After three years of living with Ehlers-Danlos Syndrome, this has become my new normal. I choose wisely where I spend my energy – I moved house recently, and two days of moving items caused a flare up for a week. I’ve made peace now with the fact that I’ll never be able to do some of the things I used to do, like CrossFit, or sprinting. I have also come to terms with the idea that one day I may need a knee replacement or use a walking stick. I try not to be sorry for myself, but I definitely understand why there needs to be more awareness around invisible disabilities.

“With the outbreak of coronavirus, and the implications of long COVID, I feel that workplaces are starting to have a better understanding of invisible disabilities”

With the outbreak of coronavirus, and the implications of long COVID, I feel that workplaces are starting to have a better understanding of invisible disabilities.
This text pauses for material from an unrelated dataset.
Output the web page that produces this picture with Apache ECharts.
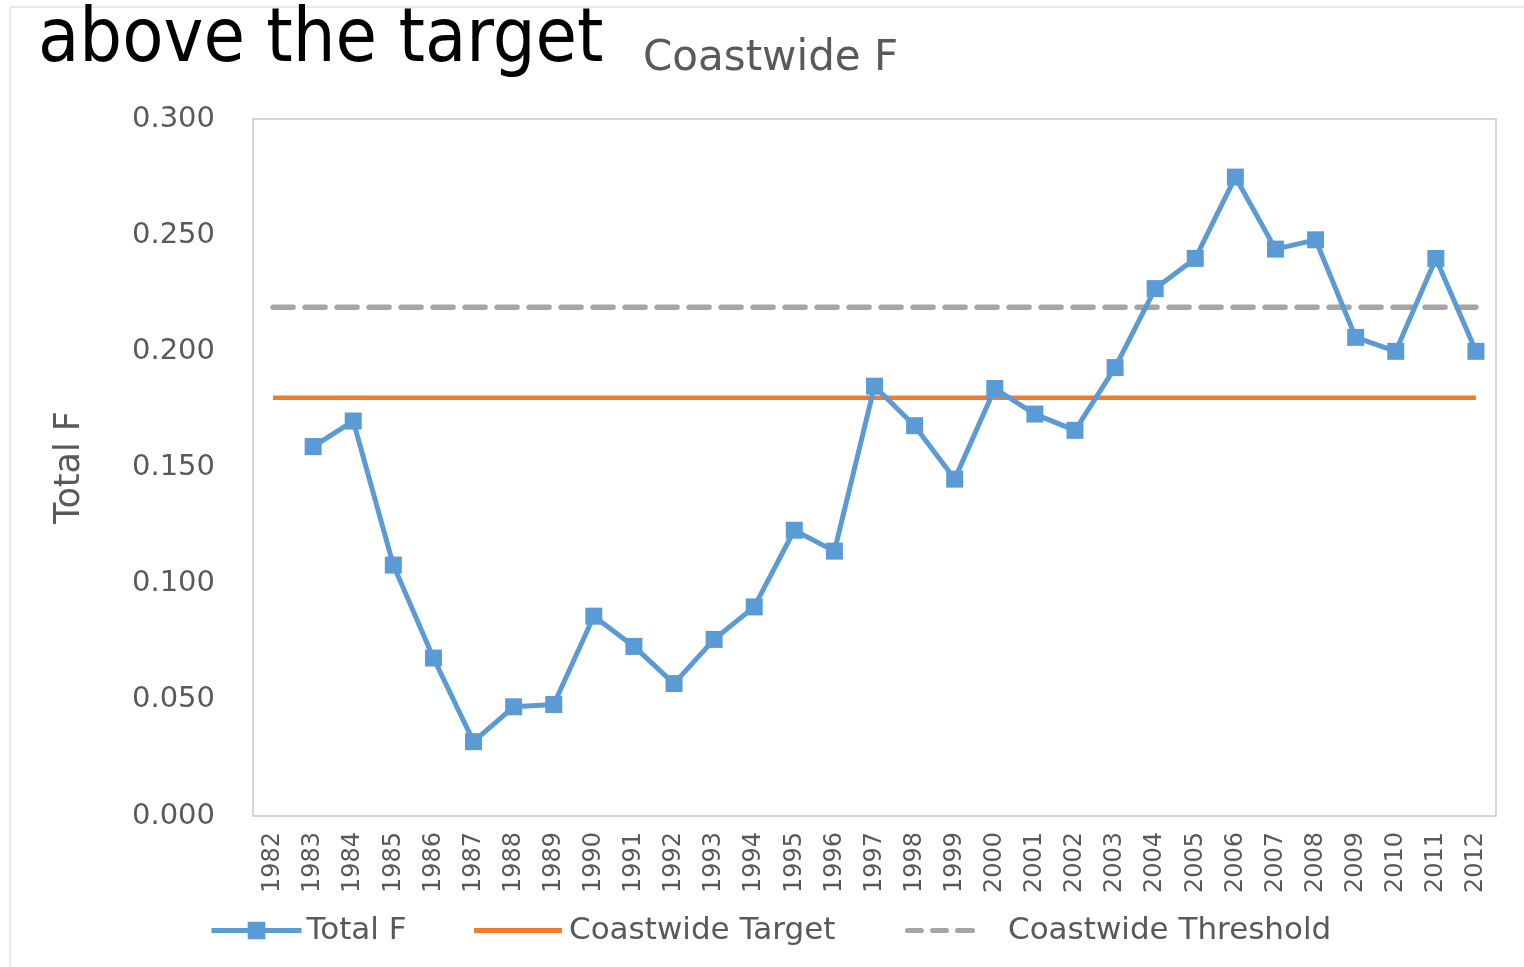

They’re beginning to acknowledge that for people like me, working from home is a great solution – I have proved that I can deliver all of my work from home, and it has massively helped my exhaustion levels. 

People with invisible disabilities often refer to themselves as being a “spoonie”. The spoon theory, which was coined by Christine Miserandino, is the idea that a spoon is a unit of energy, and you have a limited number of spoons per day. You have to allocate those spoons carefully, because once they’re used up, they’re gone. When I was physically commuting to and from work pre-lockdown, I found that by the time I got home, my spoons were used up, rendering me unable to exercise, cook dinner, or do anything other than lie on my bed.

It can be annoying sometimes when family members tell me to “try harder” or say that I’m exaggerating when I say I can’t do something. My reply is always the same. That I know my own condition and I know my own physical limitations. 

I wear a badge with a disabled sign that says “please offer me a seat” when using the train, and most of the time people have been kind and offered me their seat. Other times when the train is packed to its brim, I have had to stand and endure my joint pain through gritted teeth, or even sit on the floor in the middle of a crowded carriage.

I won’t lie – I still miss my old life as a “fitness influencer” as I was doing a job I was passionate about, but I try to focus on what I can do. I can walk, I’m good at Pilates and I can still get my body into positions a lot of people wish they could.